In order to accomplish the above-mentioned movement of the toy vehicle 400 from one section to another section of the railway 140, it is inevitably necessary to array the double-bent connection rail part 143 at a position between the horizontal rail part 141 of the first section and the other rail part 142 of the second section. In such a case, the connection rail part 143 has to be provided with a magnetic portion.

In the present invention, a simple linear railway, a curved railway or a circular railway may be used as the railway 140 without affecting the functioning of this invention.

In addition, when the body 110 of the toy vehicle 400 is made of a transparent plastic material through a molding process, the operation of the gear train in conjunction with a positional movement of the bracket 150 set within the

transparent body 110 may be naturally observed by children from the outside of the body 110 while playing the vehicle 400. It is thus possible to improve the scientific thinking ability of the children.

Industrial Applicability As described above, the present invention provides a toy vehicle.

Different from a conventional toy vehicle designed to move on a horizontal surface, the toy vehicle of this invention has a permanent magnet ring fixedly fitted over each of the wheels, a V-shaped groove through the center on its bottom between the front and rear wheels, crawlers, a floater and a water wheel.

Therefore, the toy vehicle of this invention can effectively and smoothly move on a curved metal railway, a vertical metal wall, a metal stairway, and the surface of the water, thus being varied in its playing ways. This finally allows children to naturally acquire a variety of scientific attainments in addition to developing both their initiative spirits and their power of observation while playing such toy vehicles.

This toy vehicle is also designed to be movable in a circular way within a predetermined section of a simple railway and to be selectively movable between two or more sections of the railway as desired.
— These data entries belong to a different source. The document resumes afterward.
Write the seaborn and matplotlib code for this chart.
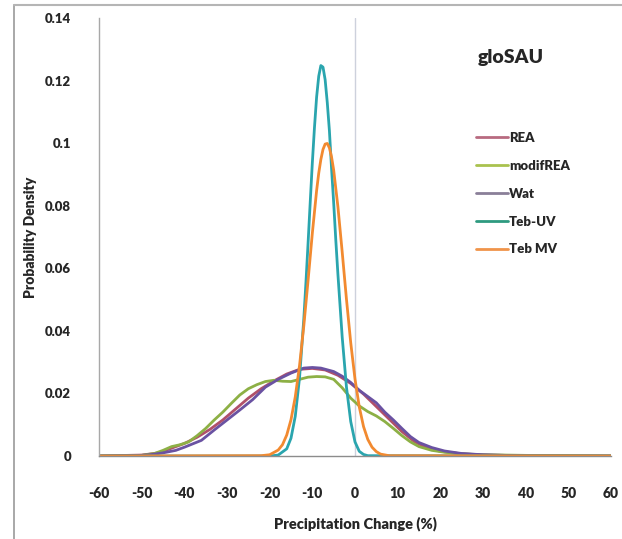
import numpy as np
import pandas as pd
import seaborn as sns
import matplotlib
matplotlib.use("Agg")
import matplotlib.pyplot as plt
from matplotlib.lines import Line2D

# Precipitation change (%) and probability density for each estimate
rea_x = [-60, -50, -46, -43, -40, -37, -34, -31, -28, -25, -22, -19, -16, -13, -10, -7, -4, -1,
         2, 5, 8, 11, 14, 17, 20, 25, 30, 40, 60]
rea_y = [0, 0.0003, 0.001, 0.0025, 0.004, 0.006, 0.0085, 0.0115, 0.015, 0.0185, 0.0215, 0.024,
         0.0262, 0.0277, 0.028, 0.0275, 0.0258, 0.0232, 0.0198, 0.0158, 0.0118, 0.0078, 0.0045,
         0.0025, 0.0015, 0.0007, 0.0003, 0.0001, 0]

modrea_x = [-60, -50, -47, -45, -43, -41, -39, -37, -35, -33, -31, -29, -27, -25, -23, -21, -19,
            -17, -15, -13, -11, -9, -7, -5, -3, -1, 1, 3, 5, 7, 9, 11, 13, 15, 18, 21, 25, 30,
            40, 50, 60]
modrea_y = [0, 0.0002, 0.0008, 0.0018, 0.003, 0.0036, 0.0045, 0.0065, 0.0088, 0.0115, 0.014,
            0.0168, 0.0195, 0.0215, 0.0228, 0.0238, 0.0242, 0.0239, 0.0238, 0.0245, 0.0252,
            0.0254, 0.0253, 0.0245, 0.0218, 0.0185, 0.016, 0.0142, 0.0128, 0.011, 0.0088,
            0.0065, 0.0045, 0.003, 0.0018, 0.0012, 0.0007, 0.0004, 0.0002, 0.0001, 0]

wat_x = [-60, -50, -48, -45, -42, -40, -36, -33, -30, -27, -24, -21, -18, -15, -12, -10, -8, -5,
         -3, -1, 1, 3, 5, 7, 9, 11, 13, 15, 18, 21, 25, 30, 35, 40, 50, 60]
wat_y = [0, 0.0002, 0.0004, 0.001, 0.0018, 0.0028, 0.005, 0.0083, 0.0115, 0.0147, 0.018, 0.022,
         0.0245, 0.0265, 0.0281, 0.0283, 0.0281, 0.027, 0.0255, 0.0235, 0.021, 0.019, 0.017,
         0.014, 0.0115, 0.0088, 0.0062, 0.0043, 0.0027, 0.0016, 0.0008, 0.0004, 0.0002,
         0.0001, 0, 0]

tebuv_x = [-60, -20, -18, -16, -15, -14, -13, -12, -11.5, -11, -10.5, -10, -9.5, -9, -8.5, -8,
           -7.5, -7, -6.5, -6, -5.5, -5, -4.5, -4, -3, -2, -1, 0, 1, 2, 3, 60]
tebuv_y = [0, 0, 0.0003, 0.0023, 0.0057, 0.0127, 0.025, 0.0438, 0.0554, 0.068, 0.081, 0.0937,
           0.105, 0.1147, 0.1214, 0.1248, 0.1243, 0.1203, 0.113, 0.104, 0.092, 0.081, 0.069,
           0.058, 0.038, 0.022, 0.011, 0.0045, 0.0015, 0.0005, 0.0001, 0]

tebmv_x = [-60, -22, -20, -18, -17, -16, -15, -14, -13, -12, -11, -10, -9, -8.5, -8, -7.5, -7,
           -6.5, -6, -5.5, -5, -4, -3, -2, -1, 0, 1, 2, 3, 4, 5, 6, 8, 60]
tebmv_y = [0, 0.0001, 0.0004, 0.0019, 0.0036, 0.0067, 0.0116, 0.0189, 0.0289, 0.0416, 0.0561,
           0.0712, 0.0848, 0.0904, 0.0948, 0.098, 0.0997, 0.0999, 0.0985, 0.0956, 0.0914,
           0.0796, 0.0652, 0.0501, 0.0362, 0.0246, 0.0157, 0.0094, 0.0053, 0.0028, 0.0014,
           0.0006, 0.0001, 0]

series = {
    "REA": (rea_x, rea_y),
    "modifREA": (modrea_x, modrea_y),
    "Wat": (wat_x, wat_y),
    "Teb-UV": (tebuv_x, tebuv_y),
    "Teb MV": (tebmv_x, tebmv_y),
}
colors = {
    "REA": "#B0506A",
    "modifREA": "#8DB045",
    "Wat": "#6A52A2",
    "Teb-UV": "#2AA5AE",
    "Teb MV": "#F28A30",
}
legend_colors = {
    "REA": "#B86A80",
    "modifREA": "#A9C24E",
    "Wat": "#8A7F98",
    "Teb-UV": "#2E9A80",
    "Teb MV": "#F0944A",
}

x_ticks = list(range(-60, 61, 10))
y_ticks = [0, 0.02, 0.04, 0.06, 0.08, 0.1, 0.12, 0.14]

frames = []
for name, (xs, ys) in series.items():
    frames.append(pd.DataFrame({"change": xs, "density": ys, "model": name}))
df = pd.concat(frames, ignore_index=True)

sns.set_theme(style="white")
plt.rcParams["font.family"] = ["Lato", "DejaVu Sans"]
plt.rcParams["axes.unicode_minus"] = False

fig = plt.figure(figsize=(6.22, 5.39), dpi=100)
ax = fig.add_axes([99 / 622, 1 - 456 / 539, 512 / 622, 438 / 539])

ax.axvline(0, color="#CDD1DC", lw=1.0, zorder=0)

sns.lineplot(data=df, x="change", y="density", hue="model", palette=colors,
             estimator=None, sort=True, lw=2.0, ax=ax, legend=False)

ax.set_xlim(-60, 60)
ax.set_ylim(0, 0.14)
ax.set_xticks(x_ticks)
ax.set_xticklabels([str(v) for v in x_ticks])
ax.set_yticks(y_ticks)
ax.set_yticklabels([f"{v:g}" for v in y_ticks])

for s in ["top", "right"]:
    ax.spines[s].set_visible(False)
ax.spines["left"].set_color("#A8A8A8")
ax.spines["bottom"].set_color("#8C8C8C")
ax.spines["left"].set_linewidth(1.0)
ax.spines["bottom"].set_linewidth(1.0)

ax.tick_params(axis="y", direction="out", length=4, width=0.8, color="#A8A8A8",
               pad=16, labelsize=9.5)
ax.tick_params(axis="x", direction="out", length=4, width=0.8, color="#8C8C8C",
               pad=18, labelsize=10)
for lab in ax.get_xticklabels() + ax.get_yticklabels():
    lab.set_fontweight("heavy")

ax.set_xlabel("Precipitation Change (%)", fontsize=10.5, fontweight="heavy", labelpad=12)
ax.set_ylabel("Probability Density", fontsize=10, fontweight="heavy", labelpad=6)
ax.grid(False)

ax.text(478 / 622, 1 - 57 / 539, "gloSAU", transform=fig.transFigure, fontsize=14,
        fontweight="heavy", va="center", ha="left")

handles = [Line2D([0], [0], color=legend_colors[n], lw=2.0) for n in series]
fig.legend(handles, list(series.keys()), loc="upper left",
           bbox_to_anchor=(476 / 622, 1 - 132 / 539), frameon=False,
           prop={"weight": "heavy", "size": 9.5}, handlelength=2.4, handletextpad=0.1,
           labelspacing=1.2, borderpad=0, borderaxespad=0)

# outer chart border
fig.add_artist(Line2D([14 / 622, 14 / 622], [0, 1 - 5 / 539], transform=fig.transFigure,
                      color="#9A9A9A", lw=1.2))
fig.add_artist(Line2D([14 / 622, 1], [1 - 5 / 539, 1 - 5 / 539], transform=fig.transFigure,
                      color="#B5B5B5", lw=1.5))

fig.savefig("out.png", dpi=100)
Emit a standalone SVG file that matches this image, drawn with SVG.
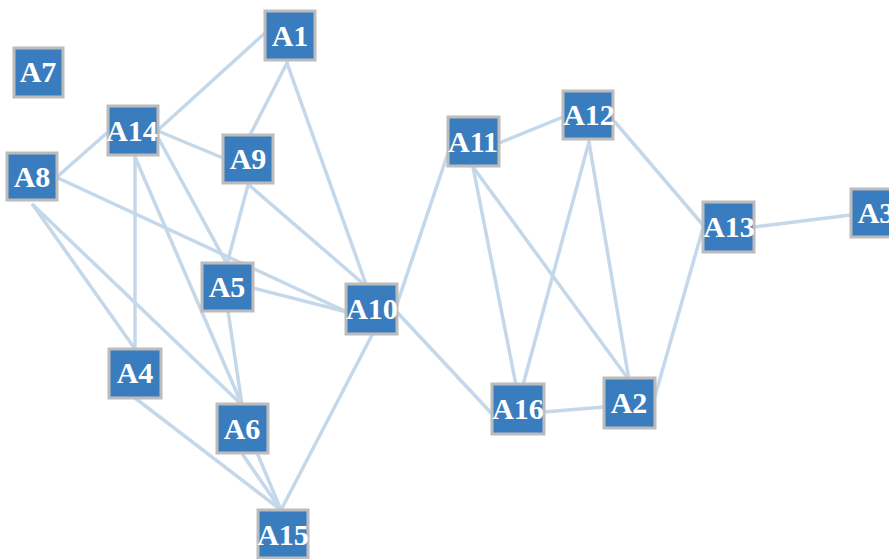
<svg xmlns="http://www.w3.org/2000/svg" width="889" height="559" viewBox="0 0 889 559">
<style>
.e{stroke:#c4d8ea;stroke-width:3.5;fill:none;stroke-linecap:round}
.n rect{fill:#3a7dbf;stroke:#bcbcbc;stroke-width:3}
.n text{fill:#ffffff;font-family:"Liberation Serif","Times New Roman",serif;font-weight:bold;font-size:30px;text-anchor:middle}
</style>
<rect width="889" height="559" fill="#ffffff"/>
<g id="edges">
<line class="e" x1="265" y1="33" x2="158" y2="130"/>
<line class="e" x1="287" y1="63" x2="250" y2="135"/>
<line class="e" x1="287" y1="63" x2="367" y2="287"/>
<line class="e" x1="108" y1="132" x2="58" y2="176"/>
<line class="e" x1="158" y1="131" x2="223" y2="158"/>
<line class="e" x1="135" y1="157" x2="135" y2="349"/>
<line class="e" x1="135" y1="157" x2="242" y2="405"/>
<line class="e" x1="155" y1="132" x2="227" y2="264"/>
<line class="e" x1="58" y1="178" x2="347" y2="312"/>
<line class="e" x1="33" y1="205" x2="135" y2="349"/>
<line class="e" x1="33" y1="205" x2="242" y2="405"/>
<line class="e" x1="248" y1="185" x2="227" y2="264"/>
<line class="e" x1="249" y1="185" x2="367" y2="287"/>
<line class="e" x1="253" y1="288" x2="347" y2="312"/>
<line class="e" x1="228" y1="311" x2="242" y2="405"/>
<line class="e" x1="135" y1="398" x2="281" y2="510"/>
<line class="e" x1="243" y1="455" x2="281" y2="510"/>
<line class="e" x1="258" y1="455" x2="281" y2="510"/>
<line class="e" x1="372" y1="335" x2="281" y2="510"/>
<line class="e" x1="395" y1="310" x2="448" y2="153"/>
<line class="e" x1="395" y1="310" x2="493" y2="415"/>
<line class="e" x1="499" y1="143" x2="563" y2="117"/>
<line class="e" x1="473" y1="167" x2="516" y2="385"/>
<line class="e" x1="473" y1="167" x2="629" y2="380"/>
<line class="e" x1="589" y1="142" x2="523" y2="385"/>
<line class="e" x1="589" y1="142" x2="629" y2="380"/>
<line class="e" x1="615" y1="122" x2="703" y2="225"/>
<line class="e" x1="754" y1="227" x2="851" y2="215"/>
<line class="e" x1="703" y1="228" x2="653" y2="403"/>
<line class="e" x1="544" y1="412" x2="604" y2="407"/>
</g>
<g id="A1" class="n"><rect x="265" y="11" width="50" height="49"/><text x="290" y="46">A1</text></g>
<g id="A7" class="n"><rect x="14" y="48" width="49" height="49"/><text x="38" y="82">A7</text></g>
<g id="A14" class="n"><rect x="108" y="106" width="50" height="49"/><text x="132" y="141">A14</text></g>
<g id="A9" class="n"><rect x="223" y="135" width="50" height="48"/><text x="248" y="169">A9</text></g>
<g id="A8" class="n"><rect x="7" y="153" width="50" height="47"/><text x="32" y="187">A8</text></g>
<g id="A11" class="n"><rect x="448" y="117" width="51" height="49"/><text x="473" y="152">A11</text></g>
<g id="A12" class="n"><rect x="563" y="91" width="50" height="48"/><text x="589" y="125">A12</text></g>
<g id="A13" class="n"><rect x="703" y="202" width="51" height="50"/><text x="729" y="237">A13</text></g>
<g id="A3" class="n"><rect x="851" y="189" width="50" height="48"/><text x="876" y="223">A3</text></g>
<g id="A5" class="n"><rect x="202" y="263" width="51" height="48"/><text x="227" y="297">A5</text></g>
<g id="A10" class="n"><rect x="346" y="284" width="51" height="50"/><text x="372" y="319">A10</text></g>
<g id="A4" class="n"><rect x="109" y="349" width="52" height="49"/><text x="135" y="383">A4</text></g>
<g id="A6" class="n"><rect x="217" y="404" width="51" height="49"/><text x="242" y="439">A6</text></g>
<g id="A15" class="n"><rect x="258" y="510" width="50" height="48"/><text x="283" y="545">A15</text></g>
<g id="A16" class="n"><rect x="492" y="384" width="52" height="50"/><text x="518" y="419">A16</text></g>
<g id="A2" class="n"><rect x="604" y="378" width="51" height="50"/><text x="629" y="413">A2</text></g>
</svg>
The toy vehicle thus gets the children interested in playing toy vehicles, and allows the children to naturally acquire the scientific attainments, such as information of characteristics of magnets.

Although a preferred embodiment of the present invention has been described for illustrative purposes, those skilled in the art will appreciate that various modifications, additions and substitutions are possible, without departing from the scope and spirit of the invention as disclosed in the accompanying claims.

For example, the present invention may be preferably adapted to remote-controlled toy vehicles in addition to the vehicles of the preferred embodiments.